Couple that with lack of housing, confidence and job skills training, and they face significant barriers to getting into the workforce, he said.
“Success is not just possible, it’s predictable,” Stoner said. “People can and do change. Whenever they have the right support, encouragement and have their needs met, they do change and become healthy and instead of stressing our system, they actually contribute to our system.”
CFSI graduate Michelle Tubby said she wants to contribute by working for a nonprofit that helps children and people with disabilities. She plans to earn an associate’s degree in American Sign Language from OSU-OKC.
Tubby said she received almost no formal education after she was expelled from school in the third grade, and by age 11 she was using meth and working as a drug mule. Her involvement with drugs landed her in juvenile and adult detention. She heard about CFSI at drug court.
“I’ve gained a lot of knowledge and skills. The program teaches me so many things that I never thought I’d know,” Tubby said. “I get so overjoyed by it.”
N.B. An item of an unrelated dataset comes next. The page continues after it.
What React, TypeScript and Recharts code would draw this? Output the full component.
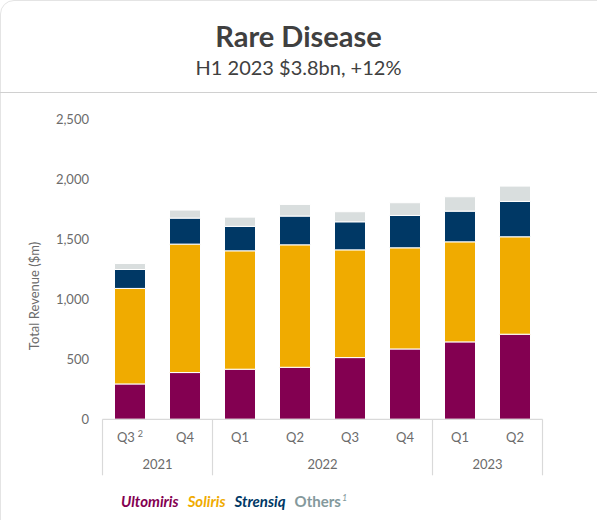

Program supporter and community volunteer Shellie Greiner acquired a donated car for Tubby, who got her driver’s license in May and now can get to campus and to work on her own.
“At CFSI, we want to give people with challenged backgrounds the purpose, hope and support needed for them to find long-term success and happiness,” said Moore, who was selected to head the program in part because the participants’ story is her story too.
“We’ve all been hurt, embarrassed, lost, experienced regret … We’ve all agreed that our brokenness makes us who we are today,” Moore wrote in a letter to the first graduating class.
“I watched each of you find pieces of yourselves that you didn’t know existed. You stood up straighter. You laughed harder and you were more sober than ever before … You are not better than anyone, but you damn sure are as good as everyone.”